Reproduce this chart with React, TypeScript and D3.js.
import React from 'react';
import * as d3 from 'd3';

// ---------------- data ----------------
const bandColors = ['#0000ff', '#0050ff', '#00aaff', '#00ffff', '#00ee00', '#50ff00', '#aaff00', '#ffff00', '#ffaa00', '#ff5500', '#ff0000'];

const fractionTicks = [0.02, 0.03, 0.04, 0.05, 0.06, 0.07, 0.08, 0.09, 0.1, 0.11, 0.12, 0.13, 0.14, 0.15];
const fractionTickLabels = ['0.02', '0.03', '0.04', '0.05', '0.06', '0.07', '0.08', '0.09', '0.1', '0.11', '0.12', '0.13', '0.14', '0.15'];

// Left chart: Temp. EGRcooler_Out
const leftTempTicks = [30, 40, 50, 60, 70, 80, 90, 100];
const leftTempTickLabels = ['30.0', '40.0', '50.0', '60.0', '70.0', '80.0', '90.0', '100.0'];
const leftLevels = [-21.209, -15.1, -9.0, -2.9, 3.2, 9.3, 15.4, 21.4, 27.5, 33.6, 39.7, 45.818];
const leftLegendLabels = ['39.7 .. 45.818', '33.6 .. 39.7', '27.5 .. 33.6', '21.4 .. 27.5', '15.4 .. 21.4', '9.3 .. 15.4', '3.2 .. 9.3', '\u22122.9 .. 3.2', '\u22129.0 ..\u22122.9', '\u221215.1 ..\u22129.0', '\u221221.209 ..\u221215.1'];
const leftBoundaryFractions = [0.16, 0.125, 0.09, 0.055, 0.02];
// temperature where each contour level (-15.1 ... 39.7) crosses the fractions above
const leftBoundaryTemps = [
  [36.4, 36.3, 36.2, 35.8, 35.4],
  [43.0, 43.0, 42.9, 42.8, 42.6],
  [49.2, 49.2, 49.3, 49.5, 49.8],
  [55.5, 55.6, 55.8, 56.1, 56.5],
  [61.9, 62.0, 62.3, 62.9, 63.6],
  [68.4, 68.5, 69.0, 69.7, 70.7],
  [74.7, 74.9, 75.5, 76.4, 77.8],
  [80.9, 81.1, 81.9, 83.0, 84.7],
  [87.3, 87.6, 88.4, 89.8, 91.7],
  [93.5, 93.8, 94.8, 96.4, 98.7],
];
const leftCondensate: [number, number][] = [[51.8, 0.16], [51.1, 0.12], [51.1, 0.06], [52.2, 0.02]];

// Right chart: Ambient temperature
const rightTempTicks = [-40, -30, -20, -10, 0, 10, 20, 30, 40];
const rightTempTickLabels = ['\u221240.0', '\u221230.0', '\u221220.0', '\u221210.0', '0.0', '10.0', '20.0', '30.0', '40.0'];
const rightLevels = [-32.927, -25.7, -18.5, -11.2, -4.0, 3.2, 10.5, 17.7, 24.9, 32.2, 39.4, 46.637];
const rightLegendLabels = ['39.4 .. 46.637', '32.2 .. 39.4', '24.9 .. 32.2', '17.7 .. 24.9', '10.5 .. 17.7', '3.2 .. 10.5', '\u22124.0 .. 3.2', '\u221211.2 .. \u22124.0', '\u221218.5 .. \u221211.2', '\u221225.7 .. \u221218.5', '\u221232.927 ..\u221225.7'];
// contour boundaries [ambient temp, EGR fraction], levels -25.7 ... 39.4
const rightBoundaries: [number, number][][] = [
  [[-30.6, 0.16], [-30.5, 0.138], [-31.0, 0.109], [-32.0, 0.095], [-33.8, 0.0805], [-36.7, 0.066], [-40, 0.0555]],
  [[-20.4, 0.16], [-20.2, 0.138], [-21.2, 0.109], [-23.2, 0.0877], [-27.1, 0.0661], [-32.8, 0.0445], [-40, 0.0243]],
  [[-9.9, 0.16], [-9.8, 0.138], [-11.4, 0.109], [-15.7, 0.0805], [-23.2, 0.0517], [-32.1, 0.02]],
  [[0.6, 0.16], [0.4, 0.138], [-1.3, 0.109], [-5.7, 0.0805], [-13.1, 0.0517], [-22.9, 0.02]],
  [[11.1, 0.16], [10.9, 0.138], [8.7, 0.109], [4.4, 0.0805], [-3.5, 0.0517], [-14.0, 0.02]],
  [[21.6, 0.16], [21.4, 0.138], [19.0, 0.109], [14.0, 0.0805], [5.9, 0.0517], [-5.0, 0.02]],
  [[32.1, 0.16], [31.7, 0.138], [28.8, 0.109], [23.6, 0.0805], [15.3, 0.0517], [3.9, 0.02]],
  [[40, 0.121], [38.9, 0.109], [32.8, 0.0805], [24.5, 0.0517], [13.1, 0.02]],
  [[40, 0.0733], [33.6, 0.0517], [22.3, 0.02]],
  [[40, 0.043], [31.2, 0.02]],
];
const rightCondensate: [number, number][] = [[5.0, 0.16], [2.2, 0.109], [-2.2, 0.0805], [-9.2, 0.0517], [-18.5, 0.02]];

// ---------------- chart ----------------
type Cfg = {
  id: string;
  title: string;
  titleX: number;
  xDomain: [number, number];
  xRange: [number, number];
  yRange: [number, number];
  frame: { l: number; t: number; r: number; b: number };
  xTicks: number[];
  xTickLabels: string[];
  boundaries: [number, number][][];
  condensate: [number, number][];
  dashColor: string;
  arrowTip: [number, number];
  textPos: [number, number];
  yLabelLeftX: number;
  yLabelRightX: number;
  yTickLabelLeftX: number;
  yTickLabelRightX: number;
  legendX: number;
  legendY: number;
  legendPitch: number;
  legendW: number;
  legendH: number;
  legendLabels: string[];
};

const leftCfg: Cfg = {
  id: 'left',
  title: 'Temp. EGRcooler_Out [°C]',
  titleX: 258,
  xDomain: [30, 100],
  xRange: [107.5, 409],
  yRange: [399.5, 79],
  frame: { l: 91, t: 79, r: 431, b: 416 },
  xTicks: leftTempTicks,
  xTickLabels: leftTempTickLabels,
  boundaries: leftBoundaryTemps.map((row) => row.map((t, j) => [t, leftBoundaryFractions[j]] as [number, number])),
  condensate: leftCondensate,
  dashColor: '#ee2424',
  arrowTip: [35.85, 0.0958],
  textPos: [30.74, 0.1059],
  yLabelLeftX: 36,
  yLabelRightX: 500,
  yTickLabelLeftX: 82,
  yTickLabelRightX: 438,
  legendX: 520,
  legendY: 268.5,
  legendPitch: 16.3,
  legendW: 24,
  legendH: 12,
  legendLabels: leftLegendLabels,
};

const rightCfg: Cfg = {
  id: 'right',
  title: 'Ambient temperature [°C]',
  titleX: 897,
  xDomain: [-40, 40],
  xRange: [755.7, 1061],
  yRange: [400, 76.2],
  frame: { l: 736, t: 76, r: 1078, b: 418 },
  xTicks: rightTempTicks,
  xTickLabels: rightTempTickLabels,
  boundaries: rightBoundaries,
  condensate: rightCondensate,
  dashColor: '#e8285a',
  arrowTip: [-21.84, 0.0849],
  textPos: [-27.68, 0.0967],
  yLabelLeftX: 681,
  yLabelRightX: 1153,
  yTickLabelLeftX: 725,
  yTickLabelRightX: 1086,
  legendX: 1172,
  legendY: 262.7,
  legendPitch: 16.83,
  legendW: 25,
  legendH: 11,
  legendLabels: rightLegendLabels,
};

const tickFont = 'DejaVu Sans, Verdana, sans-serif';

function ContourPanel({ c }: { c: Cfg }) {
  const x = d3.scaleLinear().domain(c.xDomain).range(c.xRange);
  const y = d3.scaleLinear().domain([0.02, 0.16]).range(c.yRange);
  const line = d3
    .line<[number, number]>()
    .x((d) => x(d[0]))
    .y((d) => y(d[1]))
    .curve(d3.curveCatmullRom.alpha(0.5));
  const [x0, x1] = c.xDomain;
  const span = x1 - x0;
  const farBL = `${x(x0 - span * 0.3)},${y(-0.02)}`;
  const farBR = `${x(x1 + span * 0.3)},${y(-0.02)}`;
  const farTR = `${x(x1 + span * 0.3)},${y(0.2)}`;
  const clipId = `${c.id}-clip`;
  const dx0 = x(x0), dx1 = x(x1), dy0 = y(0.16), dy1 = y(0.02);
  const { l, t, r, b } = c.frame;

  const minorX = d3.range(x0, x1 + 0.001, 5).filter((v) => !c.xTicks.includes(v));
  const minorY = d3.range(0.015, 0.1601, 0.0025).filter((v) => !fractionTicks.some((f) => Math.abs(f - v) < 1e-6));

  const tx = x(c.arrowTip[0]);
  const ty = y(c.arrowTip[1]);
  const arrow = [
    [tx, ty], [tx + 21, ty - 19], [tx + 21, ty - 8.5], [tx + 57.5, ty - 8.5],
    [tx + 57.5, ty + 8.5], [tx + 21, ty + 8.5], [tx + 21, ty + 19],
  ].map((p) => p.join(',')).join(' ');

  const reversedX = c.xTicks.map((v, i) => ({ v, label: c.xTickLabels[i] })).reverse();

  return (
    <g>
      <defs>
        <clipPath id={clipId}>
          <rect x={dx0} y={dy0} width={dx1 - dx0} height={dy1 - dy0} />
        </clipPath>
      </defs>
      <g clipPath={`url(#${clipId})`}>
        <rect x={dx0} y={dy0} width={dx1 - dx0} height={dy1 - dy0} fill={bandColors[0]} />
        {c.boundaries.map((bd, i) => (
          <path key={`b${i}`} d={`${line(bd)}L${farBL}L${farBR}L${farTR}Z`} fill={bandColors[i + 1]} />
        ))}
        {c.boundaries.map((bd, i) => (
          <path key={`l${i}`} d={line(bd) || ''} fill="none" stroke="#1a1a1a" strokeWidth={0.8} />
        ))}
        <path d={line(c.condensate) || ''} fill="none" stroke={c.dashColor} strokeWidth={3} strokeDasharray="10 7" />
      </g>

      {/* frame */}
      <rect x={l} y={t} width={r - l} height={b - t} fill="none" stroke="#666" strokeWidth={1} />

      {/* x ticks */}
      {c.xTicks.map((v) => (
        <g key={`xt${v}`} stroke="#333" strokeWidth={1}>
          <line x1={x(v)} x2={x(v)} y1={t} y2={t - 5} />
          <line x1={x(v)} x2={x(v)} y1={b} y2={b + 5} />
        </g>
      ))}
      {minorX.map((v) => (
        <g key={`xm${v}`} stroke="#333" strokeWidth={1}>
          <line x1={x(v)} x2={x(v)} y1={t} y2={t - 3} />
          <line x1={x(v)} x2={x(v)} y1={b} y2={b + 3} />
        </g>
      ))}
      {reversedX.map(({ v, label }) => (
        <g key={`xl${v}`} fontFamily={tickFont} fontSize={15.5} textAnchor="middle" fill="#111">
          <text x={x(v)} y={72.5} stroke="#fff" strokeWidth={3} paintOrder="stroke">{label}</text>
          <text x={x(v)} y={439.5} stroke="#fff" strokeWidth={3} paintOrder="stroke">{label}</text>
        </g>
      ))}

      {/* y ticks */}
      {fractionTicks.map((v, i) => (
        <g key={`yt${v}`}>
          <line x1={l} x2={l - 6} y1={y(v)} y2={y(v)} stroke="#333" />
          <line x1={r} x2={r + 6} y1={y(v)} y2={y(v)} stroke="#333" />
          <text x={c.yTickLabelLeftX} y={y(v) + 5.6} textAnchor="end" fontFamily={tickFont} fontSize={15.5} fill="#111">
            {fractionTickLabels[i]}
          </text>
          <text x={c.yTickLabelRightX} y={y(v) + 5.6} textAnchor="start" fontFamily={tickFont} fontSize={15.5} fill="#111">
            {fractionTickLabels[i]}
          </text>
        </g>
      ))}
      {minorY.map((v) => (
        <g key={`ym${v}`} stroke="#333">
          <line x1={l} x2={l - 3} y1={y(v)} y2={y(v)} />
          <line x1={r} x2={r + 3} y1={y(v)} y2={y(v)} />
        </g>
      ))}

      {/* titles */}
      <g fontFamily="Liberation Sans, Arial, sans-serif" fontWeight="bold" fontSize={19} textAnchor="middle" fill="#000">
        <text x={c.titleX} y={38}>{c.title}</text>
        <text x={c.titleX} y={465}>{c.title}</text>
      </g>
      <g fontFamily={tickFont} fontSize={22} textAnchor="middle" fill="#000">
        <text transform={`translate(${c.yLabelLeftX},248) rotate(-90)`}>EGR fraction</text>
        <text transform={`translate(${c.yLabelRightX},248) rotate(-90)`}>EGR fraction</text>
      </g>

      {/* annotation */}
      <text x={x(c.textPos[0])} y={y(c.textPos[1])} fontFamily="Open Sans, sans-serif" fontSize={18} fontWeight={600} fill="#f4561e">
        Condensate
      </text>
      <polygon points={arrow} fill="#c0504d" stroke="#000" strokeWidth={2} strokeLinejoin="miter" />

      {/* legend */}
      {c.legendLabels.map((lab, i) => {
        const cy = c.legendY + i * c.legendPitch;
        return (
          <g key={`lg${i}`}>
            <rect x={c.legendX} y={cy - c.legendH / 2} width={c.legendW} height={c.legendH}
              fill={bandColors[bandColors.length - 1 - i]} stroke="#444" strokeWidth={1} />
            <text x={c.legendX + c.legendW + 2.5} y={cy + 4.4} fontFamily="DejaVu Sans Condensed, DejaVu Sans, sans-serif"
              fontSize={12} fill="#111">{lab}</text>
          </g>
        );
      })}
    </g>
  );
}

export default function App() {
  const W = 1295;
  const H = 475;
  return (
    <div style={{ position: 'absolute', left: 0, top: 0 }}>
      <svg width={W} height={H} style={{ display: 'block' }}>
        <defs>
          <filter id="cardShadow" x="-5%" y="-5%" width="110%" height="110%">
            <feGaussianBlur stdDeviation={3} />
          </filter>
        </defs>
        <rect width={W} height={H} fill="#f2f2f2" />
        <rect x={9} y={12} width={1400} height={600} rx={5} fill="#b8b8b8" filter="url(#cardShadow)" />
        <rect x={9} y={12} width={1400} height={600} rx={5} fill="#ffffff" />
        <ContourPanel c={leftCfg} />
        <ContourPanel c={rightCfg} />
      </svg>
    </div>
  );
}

+--

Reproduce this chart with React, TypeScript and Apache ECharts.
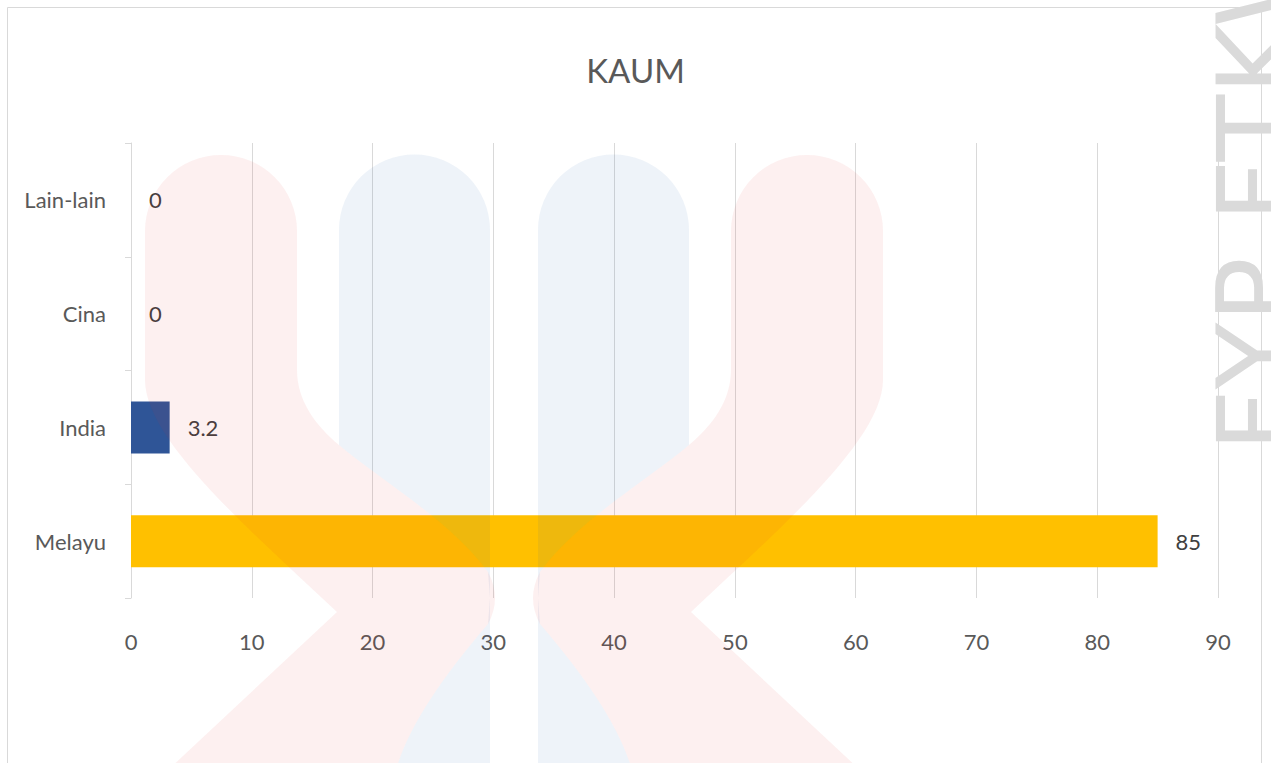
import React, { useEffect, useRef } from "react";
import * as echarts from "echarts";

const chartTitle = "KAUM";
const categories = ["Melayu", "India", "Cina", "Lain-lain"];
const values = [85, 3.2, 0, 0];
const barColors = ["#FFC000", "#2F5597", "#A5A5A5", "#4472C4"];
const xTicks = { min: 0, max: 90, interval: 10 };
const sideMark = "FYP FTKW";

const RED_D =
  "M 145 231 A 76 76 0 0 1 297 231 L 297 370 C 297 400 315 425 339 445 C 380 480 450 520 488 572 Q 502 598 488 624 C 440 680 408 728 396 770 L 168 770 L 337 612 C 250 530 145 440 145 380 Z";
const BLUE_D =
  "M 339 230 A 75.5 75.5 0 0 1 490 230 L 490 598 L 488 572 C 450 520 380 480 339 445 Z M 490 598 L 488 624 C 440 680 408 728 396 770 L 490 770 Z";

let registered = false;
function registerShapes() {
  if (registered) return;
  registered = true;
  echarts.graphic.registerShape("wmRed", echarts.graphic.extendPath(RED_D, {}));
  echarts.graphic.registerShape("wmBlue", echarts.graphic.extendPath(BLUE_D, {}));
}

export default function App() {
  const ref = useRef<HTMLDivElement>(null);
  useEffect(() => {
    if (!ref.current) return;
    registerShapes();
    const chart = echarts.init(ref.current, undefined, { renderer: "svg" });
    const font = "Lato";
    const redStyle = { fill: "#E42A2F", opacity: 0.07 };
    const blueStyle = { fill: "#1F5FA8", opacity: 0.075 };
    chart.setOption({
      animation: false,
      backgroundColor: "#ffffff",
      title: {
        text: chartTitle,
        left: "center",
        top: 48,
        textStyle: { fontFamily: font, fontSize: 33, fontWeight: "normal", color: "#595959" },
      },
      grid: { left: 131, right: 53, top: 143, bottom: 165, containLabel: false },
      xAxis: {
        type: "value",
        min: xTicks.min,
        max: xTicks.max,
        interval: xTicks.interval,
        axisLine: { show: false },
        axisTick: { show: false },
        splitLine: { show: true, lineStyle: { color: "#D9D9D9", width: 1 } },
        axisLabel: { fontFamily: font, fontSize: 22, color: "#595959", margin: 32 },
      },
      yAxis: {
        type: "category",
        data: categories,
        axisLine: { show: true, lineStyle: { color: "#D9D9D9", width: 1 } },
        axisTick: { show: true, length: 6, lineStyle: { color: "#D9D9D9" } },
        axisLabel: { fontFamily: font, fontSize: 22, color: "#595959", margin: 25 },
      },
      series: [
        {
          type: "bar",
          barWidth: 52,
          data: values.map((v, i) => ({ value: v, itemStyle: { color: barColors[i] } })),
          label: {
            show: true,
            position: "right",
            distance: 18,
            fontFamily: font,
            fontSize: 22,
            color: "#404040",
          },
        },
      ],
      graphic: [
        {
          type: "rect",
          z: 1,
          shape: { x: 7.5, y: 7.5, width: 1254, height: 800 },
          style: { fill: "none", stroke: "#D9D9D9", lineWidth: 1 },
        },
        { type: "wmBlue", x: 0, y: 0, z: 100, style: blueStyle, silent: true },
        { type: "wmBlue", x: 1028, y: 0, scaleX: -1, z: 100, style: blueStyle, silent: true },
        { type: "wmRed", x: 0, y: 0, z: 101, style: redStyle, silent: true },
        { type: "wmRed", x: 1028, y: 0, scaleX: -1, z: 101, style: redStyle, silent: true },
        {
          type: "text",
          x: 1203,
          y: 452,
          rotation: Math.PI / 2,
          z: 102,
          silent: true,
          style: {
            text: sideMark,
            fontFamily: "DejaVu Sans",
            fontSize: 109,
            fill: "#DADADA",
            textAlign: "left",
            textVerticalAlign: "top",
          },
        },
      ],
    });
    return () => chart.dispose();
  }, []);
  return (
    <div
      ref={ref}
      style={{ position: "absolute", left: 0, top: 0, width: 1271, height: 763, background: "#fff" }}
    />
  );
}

+--

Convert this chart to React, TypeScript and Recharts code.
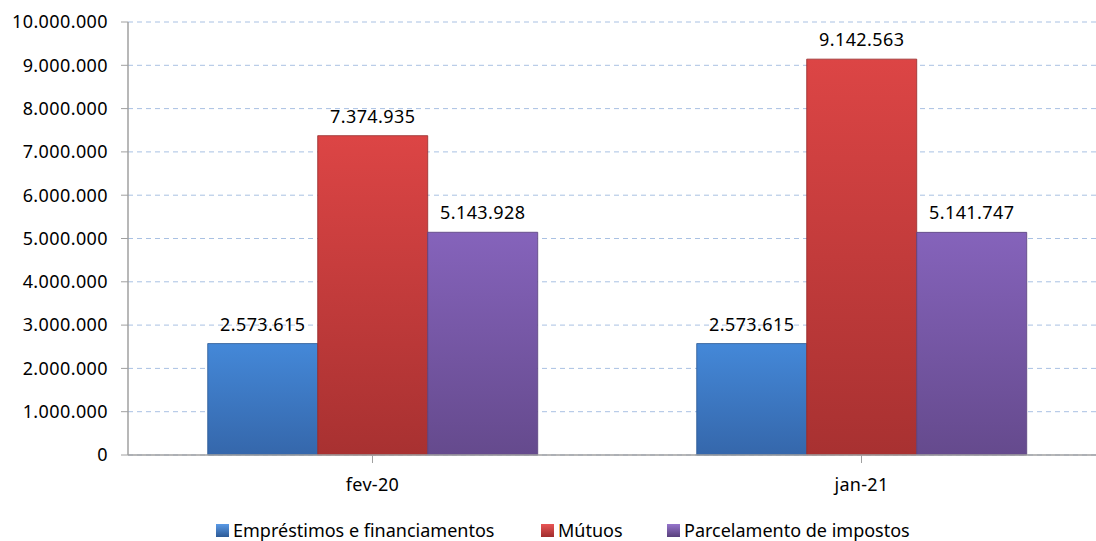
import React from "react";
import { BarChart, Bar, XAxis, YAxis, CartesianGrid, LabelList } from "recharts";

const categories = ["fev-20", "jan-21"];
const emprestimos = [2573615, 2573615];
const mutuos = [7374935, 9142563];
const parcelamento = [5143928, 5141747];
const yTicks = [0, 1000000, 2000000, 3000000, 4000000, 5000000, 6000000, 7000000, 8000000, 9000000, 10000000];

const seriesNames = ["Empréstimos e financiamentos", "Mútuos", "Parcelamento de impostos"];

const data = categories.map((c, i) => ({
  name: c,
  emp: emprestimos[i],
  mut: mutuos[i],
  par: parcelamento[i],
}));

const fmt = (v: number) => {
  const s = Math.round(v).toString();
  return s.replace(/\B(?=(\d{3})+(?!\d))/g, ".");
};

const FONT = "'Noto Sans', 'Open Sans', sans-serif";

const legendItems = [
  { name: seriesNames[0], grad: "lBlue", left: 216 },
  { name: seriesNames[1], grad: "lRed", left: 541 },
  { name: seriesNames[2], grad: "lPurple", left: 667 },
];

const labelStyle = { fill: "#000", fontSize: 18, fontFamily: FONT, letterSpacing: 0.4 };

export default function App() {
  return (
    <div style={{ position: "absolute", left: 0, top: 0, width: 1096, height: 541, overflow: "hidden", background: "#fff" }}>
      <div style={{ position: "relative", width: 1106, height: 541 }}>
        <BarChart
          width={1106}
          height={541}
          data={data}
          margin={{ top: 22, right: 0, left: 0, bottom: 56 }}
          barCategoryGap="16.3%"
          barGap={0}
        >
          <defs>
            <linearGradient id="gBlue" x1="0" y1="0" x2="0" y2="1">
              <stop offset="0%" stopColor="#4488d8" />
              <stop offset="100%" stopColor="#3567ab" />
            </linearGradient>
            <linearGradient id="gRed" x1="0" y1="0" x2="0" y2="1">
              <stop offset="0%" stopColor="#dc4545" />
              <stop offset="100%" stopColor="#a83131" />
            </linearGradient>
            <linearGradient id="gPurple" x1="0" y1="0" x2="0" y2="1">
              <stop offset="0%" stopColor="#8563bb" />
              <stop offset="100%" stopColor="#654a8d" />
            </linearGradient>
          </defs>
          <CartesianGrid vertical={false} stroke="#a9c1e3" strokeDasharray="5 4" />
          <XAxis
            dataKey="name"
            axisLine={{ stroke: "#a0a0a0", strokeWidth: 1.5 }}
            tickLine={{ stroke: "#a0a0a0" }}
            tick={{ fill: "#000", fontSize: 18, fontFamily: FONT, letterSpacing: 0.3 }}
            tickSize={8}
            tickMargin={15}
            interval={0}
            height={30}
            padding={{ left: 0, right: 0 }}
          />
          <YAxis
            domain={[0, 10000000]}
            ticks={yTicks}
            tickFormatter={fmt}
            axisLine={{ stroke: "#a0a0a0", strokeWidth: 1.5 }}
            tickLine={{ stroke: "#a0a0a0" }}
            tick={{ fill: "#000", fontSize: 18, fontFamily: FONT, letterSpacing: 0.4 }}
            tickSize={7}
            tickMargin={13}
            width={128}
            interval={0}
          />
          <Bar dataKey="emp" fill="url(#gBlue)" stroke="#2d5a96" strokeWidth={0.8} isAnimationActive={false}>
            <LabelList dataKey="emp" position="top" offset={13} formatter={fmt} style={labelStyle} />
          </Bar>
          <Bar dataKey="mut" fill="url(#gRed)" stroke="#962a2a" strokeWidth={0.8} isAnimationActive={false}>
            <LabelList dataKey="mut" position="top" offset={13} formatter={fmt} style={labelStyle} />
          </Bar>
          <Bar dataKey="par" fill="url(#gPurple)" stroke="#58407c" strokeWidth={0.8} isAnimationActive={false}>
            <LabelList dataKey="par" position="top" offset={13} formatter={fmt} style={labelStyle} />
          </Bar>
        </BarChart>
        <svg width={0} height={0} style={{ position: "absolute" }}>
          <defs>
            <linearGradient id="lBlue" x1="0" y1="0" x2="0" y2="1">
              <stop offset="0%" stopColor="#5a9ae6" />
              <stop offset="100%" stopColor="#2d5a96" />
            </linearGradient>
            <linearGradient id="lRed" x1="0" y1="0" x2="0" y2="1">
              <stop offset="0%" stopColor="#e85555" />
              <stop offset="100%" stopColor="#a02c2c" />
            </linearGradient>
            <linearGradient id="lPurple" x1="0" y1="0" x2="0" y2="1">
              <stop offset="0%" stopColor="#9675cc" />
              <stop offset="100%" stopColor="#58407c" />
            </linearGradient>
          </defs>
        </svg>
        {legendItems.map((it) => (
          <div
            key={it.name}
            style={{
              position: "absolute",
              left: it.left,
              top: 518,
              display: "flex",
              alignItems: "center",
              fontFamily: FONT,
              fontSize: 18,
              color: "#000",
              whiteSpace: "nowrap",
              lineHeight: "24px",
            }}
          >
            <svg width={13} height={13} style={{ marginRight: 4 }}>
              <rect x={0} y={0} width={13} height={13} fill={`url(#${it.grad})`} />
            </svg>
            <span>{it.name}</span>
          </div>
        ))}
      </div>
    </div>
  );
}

+--

→ **YOUR INSTRUCTIONS**: In the listing above, find the line with "Reproduce this chart with React, TypeScript and D3.js." and the line with "import * as d3 from 'd3';", then print exactly those lines and every line between them.

→ **EXERCISE RESPONSE**:
Reproduce this chart with React, TypeScript and D3.js.
import React from 'react';
import * as d3 from 'd3';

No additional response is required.